■ WORK REQUIRED:
Below is a block of records; repeat each one exactly.

Start RECORDS PROVIDED

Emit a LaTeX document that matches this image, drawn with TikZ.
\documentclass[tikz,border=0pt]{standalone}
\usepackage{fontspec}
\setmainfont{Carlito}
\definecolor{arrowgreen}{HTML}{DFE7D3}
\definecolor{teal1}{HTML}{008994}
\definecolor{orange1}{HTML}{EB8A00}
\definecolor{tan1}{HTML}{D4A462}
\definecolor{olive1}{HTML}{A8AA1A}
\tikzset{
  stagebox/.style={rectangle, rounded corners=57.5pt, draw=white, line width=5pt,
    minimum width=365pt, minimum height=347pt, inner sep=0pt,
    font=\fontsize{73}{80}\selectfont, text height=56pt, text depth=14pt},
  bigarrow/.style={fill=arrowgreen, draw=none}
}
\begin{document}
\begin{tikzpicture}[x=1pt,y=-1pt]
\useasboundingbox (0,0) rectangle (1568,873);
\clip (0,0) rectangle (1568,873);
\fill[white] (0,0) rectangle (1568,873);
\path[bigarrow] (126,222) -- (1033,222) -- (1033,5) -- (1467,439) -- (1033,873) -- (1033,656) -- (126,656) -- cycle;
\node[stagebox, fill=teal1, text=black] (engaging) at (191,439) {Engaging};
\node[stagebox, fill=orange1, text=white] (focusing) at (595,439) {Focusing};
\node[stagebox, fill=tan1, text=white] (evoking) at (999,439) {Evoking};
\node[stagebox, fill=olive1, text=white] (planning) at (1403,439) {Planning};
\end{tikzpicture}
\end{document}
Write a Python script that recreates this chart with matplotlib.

End RECORDS PROVIDED

■ ANSWER TO THIS TASK:
Emit a LaTeX document that matches this image, drawn with TikZ.
\documentclass[tikz,border=0pt]{standalone}
\usepackage{fontspec}
\setmainfont{Carlito}
\definecolor{arrowgreen}{HTML}{DFE7D3}
\definecolor{teal1}{HTML}{008994}
\definecolor{orange1}{HTML}{EB8A00}
\definecolor{tan1}{HTML}{D4A462}
\definecolor{olive1}{HTML}{A8AA1A}
\tikzset{
  stagebox/.style={rectangle, rounded corners=57.5pt, draw=white, line width=5pt,
    minimum width=365pt, minimum height=347pt, inner sep=0pt,
    font=\fontsize{73}{80}\selectfont, text height=56pt, text depth=14pt},
  bigarrow/.style={fill=arrowgreen, draw=none}
}
\begin{document}
\begin{tikzpicture}[x=1pt,y=-1pt]
\useasboundingbox (0,0) rectangle (1568,873);
\clip (0,0) rectangle (1568,873);
\fill[white] (0,0) rectangle (1568,873);
\path[bigarrow] (126,222) -- (1033,222) -- (1033,5) -- (1467,439) -- (1033,873) -- (1033,656) -- (126,656) -- cycle;
\node[stagebox, fill=teal1, text=black] (engaging) at (191,439) {Engaging};
\node[stagebox, fill=orange1, text=white] (focusing) at (595,439) {Focusing};
\node[stagebox, fill=tan1, text=white] (evoking) at (999,439) {Evoking};
\node[stagebox, fill=olive1, text=white] (planning) at (1403,439) {Planning};
\end{tikzpicture}
\end{document}
Write a Python script that recreates this chart with matplotlib.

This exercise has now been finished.